With its swagger and roll, “Mary-Christ” is Moore’s imagining “what punk-rock Catholic girls would be like.” Meanwhile, “Kool Thing” was inspired by an awkward interview Gordon did with LL Cool J for SPIN, where the two just couldn’t vibe. Public Enemy happened to be recording Fear of a Black Planet (1990) at Greene Street when Sonic Youth were recording Goo, and so Chuck D stopped by and recorded his part in five minutes. “Kool Thing” would end up reaching a respectable No. 7 on the Billboard Modern Rock chart.
Feedback-laden but sunny and bouncy, “Mote” is based on the Sylvia Plath poem “The Eye Mote,” which made a big impression on Ranaldo, and he tried to capture the feeling of getting something stuck in your eye. “I just got started and began free-associating off the imagery I picked up out of the poem and just kind of made it my own in a way,” he recalls. “It’s been really heartening to see how popular the song has been over the years.”
Bursting with rumbly bass and bratty vocals, “My Friend Goo” is based on a video series by Raymond Pettibon called Sir Drone, with Goo as the girlfriend of one of the punk-rock characters. Next up, “Disappearer” is dreamy and diaphanous. “A lot of that song has to do with ‘don’t let people tell you who you are no matter what,’” asserts Moore, adding that he chose an image of Traci Lords for the single’s cover to signify “somebody who was rising above it and changing to become her own dignified self.”
“Mildred Pierce,” is amazing for its screaming freakout at song’s end, and it’s named for the 1945 film starring Joan Crawford. Sonic Youth’s video for the song features a young Sofia Coppola, not yet famous for her own filmmaking, in Joan Crawford’s role. “Cinderella’s Big Score,” according to Moore, “is a winding dark tune with lyrics by Kim about her troubled brother,” who suffered from schizophrenia. It’s followed by “Scooter + Jinx,” one full minute of grating guitar brutality.
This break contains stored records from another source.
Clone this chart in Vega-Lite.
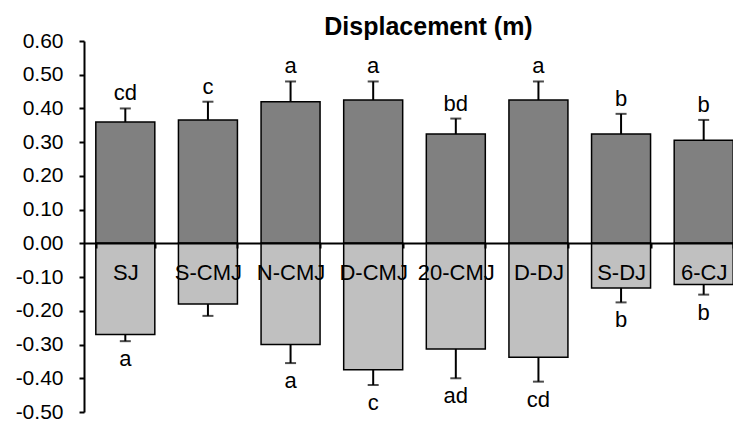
{
  "$schema": "https://vega.github.io/schema/vega-lite/v6.json",
  "width": 649,
  "height": 371,
  "autosize": "none",
  "padding": {"left": 84, "top": 41, "right": 0, "bottom": 11},
  "background": "white",
  "title": {"text": "Displacement (m)", "font": "Liberation Sans", "fontSize": 25, "fontWeight": "bold", "color": "black", "anchor": "middle", "dx": 20, "dy": 30, "baseline": "alphabetic", "offset": 0},
  "data": {"values": [
    {"jump": "SJ", "dir": "up", "value": 0.36, "hi": 0.40, "sig": "cd"},
    {"jump": "SJ", "dir": "down", "value": -0.27, "hi": -0.29, "sig": "a"},
    {"jump": "S-CMJ", "dir": "up", "value": 0.366, "hi": 0.42, "sig": "c"},
    {"jump": "S-CMJ", "dir": "down", "value": -0.18, "hi": -0.215, "sig": ""},
    {"jump": "N-CMJ", "dir": "up", "value": 0.42, "hi": 0.48, "sig": "a"},
    {"jump": "N-CMJ", "dir": "down", "value": -0.30, "hi": -0.355, "sig": "a"},
    {"jump": "D-CMJ", "dir": "up", "value": 0.425, "hi": 0.48, "sig": "a"},
    {"jump": "D-CMJ", "dir": "down", "value": -0.375, "hi": -0.42, "sig": "c"},
    {"jump": "20-CMJ", "dir": "up", "value": 0.324, "hi": 0.37, "sig": "bd"},
    {"jump": "20-CMJ", "dir": "down", "value": -0.313, "hi": -0.40, "sig": "ad"},
    {"jump": "D-DJ", "dir": "up", "value": 0.425, "hi": 0.48, "sig": "a"},
    {"jump": "D-DJ", "dir": "down", "value": -0.338, "hi": -0.41, "sig": "cd"},
    {"jump": "S-DJ", "dir": "up", "value": 0.324, "hi": 0.384, "sig": "b"},
    {"jump": "S-DJ", "dir": "down", "value": -0.132, "hi": -0.175, "sig": "b"},
    {"jump": "6-CJ", "dir": "up", "value": 0.306, "hi": 0.366, "sig": "b"},
    {"jump": "6-CJ", "dir": "down", "value": -0.122, "hi": -0.152, "sig": "b"}
  ]},
  "encoding": {
    "x": {
      "field": "jump", "type": "nominal", "sort": null, "title": null,
      "scale": {"range": [0, 661], "paddingInner": 0.286, "paddingOuter": 0.143},
      "axis": {"orient": "bottom", "offset": -169, "labelAngle": 0, "labelPadding": 14, "labelFontSize": 22, "tickBand": "extent", "zindex": 1, "labelOverlap": false}
    }
  },
  "layer": [
    {
      "mark": {"type": "bar", "stroke": "black", "strokeWidth": 1.5},
      "encoding": {
        "y": {"field": "value", "type": "quantitative", "title": null,
              "scale": {"domain": [-0.5, 0.6], "nice": false, "zero": false},
              "axis": {"tickCount": 11, "labelPadding": 16, "labelFontSize": 21, "labelExpr": "replace(format(datum.value, '.2f'), '\u2212', '-')"}},
        "color": {"field": "dir", "type": "nominal", "legend": null,
                  "scale": {"domain": ["up", "down"], "range": ["#808080", "#c0c0c0"]}}
      }
    },
    {
      "mark": {"type": "rule", "color": "black", "strokeWidth": 2},
      "encoding": {
        "y": {"field": "value", "type": "quantitative", "title": null},
        "y2": {"field": "hi"}
      }
    },
    {
      "mark": {"type": "tick", "color": "black", "thickness": 2, "size": 11},
      "encoding": {
        "y": {"field": "hi", "type": "quantitative", "title": null}
      }
    },
    {
      "transform": [{"filter": "datum.dir == 'up'"}],
      "mark": {"type": "text", "font": "Liberation Sans", "fontSize": 22, "color": "black", "baseline": "alphabetic", "dy": -8},
      "encoding": {
        "y": {"field": "hi", "type": "quantitative", "title": null},
        "text": {"field": "sig"}
      }
    },
    {
      "transform": [{"filter": "datum.dir == 'down'"}],
      "mark": {"type": "text", "font": "Liberation Sans", "fontSize": 22, "color": "black", "baseline": "alphabetic", "dy": 25},
      "encoding": {
        "y": {"field": "hi", "type": "quantitative", "title": null},
        "text": {"field": "sig"}
      }
    }
  ],
  "config": {
    "view": {"stroke": null},
    "axis": {"domainColor": "black", "domainWidth": 2, "tickColor": "black", "tickWidth": 2, "tickSize": 5, "labelColor": "black", "labelFont": "Liberation Sans", "labelFontSize": 22, "grid": false}
  }
}
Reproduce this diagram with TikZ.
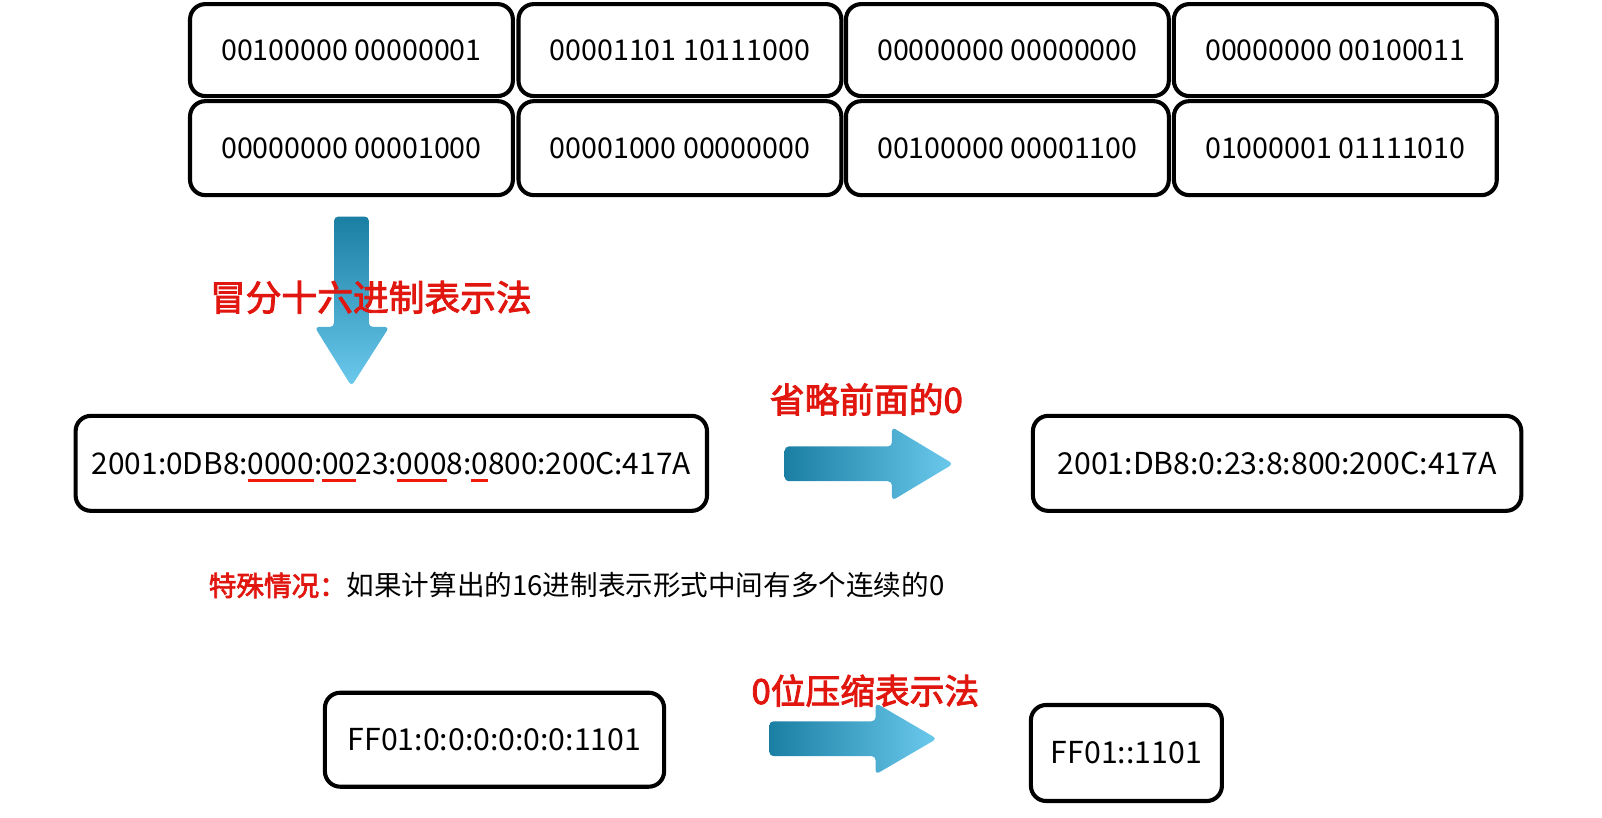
\documentclass[tikz,border=0pt]{standalone}
\usepackage{fontspec}
\setmainfont{Noto Sans CJK SC}
\newfontfamily\cjkbold[FakeBold=2.5]{Noto Sans CJK SC}
\newfontfamily\cjkheavy[FakeBold=2.5]{Noto Sans CJK SC}
\definecolor{arrowdark}{HTML}{1A7FA3}
\definecolor{arrowlight}{HTML}{6BC9EC}
\definecolor{labelred}{HTML}{E0160F}
\definecolor{ulred}{HTML}{F01A0A}
\newsavebox\ulsave
\newcommand\redul[1]{\sbox\ulsave{#1}\smash{\rlap{\textcolor{ulred}{\rule[-4pt]{\wd\ulsave}{1.6pt}}}}\usebox\ulsave}
\tikzset{
  bbox/.style={draw=black, line width=2pt, rounded corners=7.5pt, fill=white, align=center, inner sep=0pt},
  binbox/.style={bbox, minimum width=158pt, minimum height=45pt, font=\fontsize{14}{16}\selectfont},
  addrbox/.style={bbox, font=\fontsize{14.8}{17}\selectfont},
  redlabel/.style={text=labelred, font=\cjkbold\fontsize{17}{19}\selectfont, inner sep=0pt},
  bluearrow/.style={left color=arrowdark, right color=arrowlight, rounded corners=2pt},
}
\begin{document}
\begin{tikzpicture}[x=0.5pt,y=-0.5pt]
\useasboundingbox (0,0) rectangle (1568,800);
% top binary boxes
\node[binbox] (b11) at (344,49) {00100000 00000001};
\node[binbox] (b12) at (665.5,49) {00001101 10111000};
\node[binbox] (b13) at (986,49) {00000000 00000000};
\node[binbox] (b14) at (1307,49) {00000000 00100011};
\node[binbox, minimum height=46pt] (b21) at (344,145) {00000000 00001000};
\node[binbox, minimum height=46pt] (b22) at (665.5,145) {00001000 00000000};
\node[binbox, minimum height=46pt] (b23) at (986,145) {00100000 00001100};
\node[binbox, minimum height=46pt] (b24) at (1307,145) {01000001 01111010};
% down arrow
\shade[top color=arrowdark, bottom color=arrowlight, rounded corners=2pt]
  (327,212) -- (361,212) -- (361,320) -- (381,320) -- (344,378) -- (308,320) -- (327,320) -- cycle;
\node[redlabel, font=\cjkbold\fontsize{17.5}{19}\selectfont] (lab1) at (363,291) {冒分十六进制表示法};
% middle row
\node[addrbox, minimum width=309pt, minimum height=46.5pt, font=\fontsize{14.6}{17}\selectfont] (full) at (383,453.5)
  {2001:0DB8:\redul{0000}:\redul{00}23:\redul{000}8:\redul{0}800:200C:417A};
\shade[bluearrow] (768,437) -- (873,437) -- (873,418) -- (933,454) -- (873,490) -- (873,471) -- (768,471) -- cycle;
\node[redlabel] (lab2) at (848,391) {省略前面的0};
\node[addrbox, minimum width=239pt, minimum height=46.5pt] (short) at (1250,453.5)
  {2001:DB8:0:23:8:800:200C:417A};
% special case text
\node[anchor=west, inner sep=0pt, font=\fontsize{13.5}{16}\selectfont] (spec) at (204,573)
  {{\cjkheavy\color{labelred}特殊情况：}如果计算出的16进制表示形式中间有多个连续的0};
% bottom row
\node[addrbox, minimum width=166pt, minimum height=46pt] (zfull) at (484,724) {FF01:0:0:0:0:0:0:1101};
\shade[bluearrow] (753,706) -- (857,706) -- (857,688) -- (917,723) -- (857,758) -- (857,740) -- (753,740) -- cycle;
\node[redlabel] (lab3) at (847,676) {0位压缩表示法};
\node[addrbox, minimum width=93.5pt, minimum height=47pt] (zshort) at (1102.5,737) {FF01::1101};
\end{tikzpicture}
\end{document}
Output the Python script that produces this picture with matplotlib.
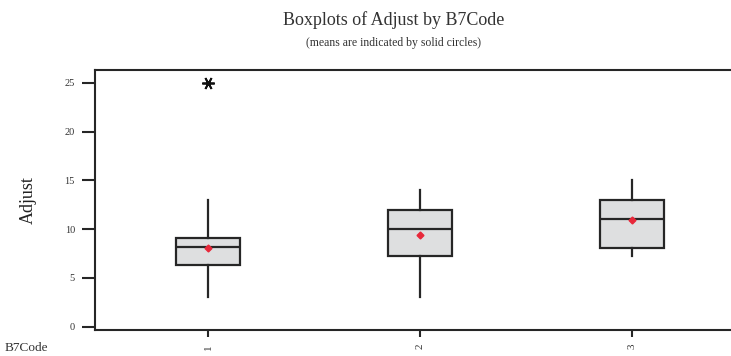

The album ends with the liquid-metallic “Titanium Exposé,” which is pretty much about how Sonic Youth began. “I wanted to write a straight-ahead urban love song, and when I say urban I mean I always love ideas about two people living within their means,” Moore said. “Artists in a place of poverty, but you’re completely enriched by the creative connection you have.”
After the arduous recording of Goo, Sonic Youth toured on the back of the album by opening for their hero Neil Young (Young loved “Expressway To Yr. Skull” and played it in his dressing room before he went on stage every night), and then they’d embark on a tour of Europe with Nirvana the following year—1991, the year punk broke. And suddenly, it really did feel like a time of excitement, and an impending youthquake.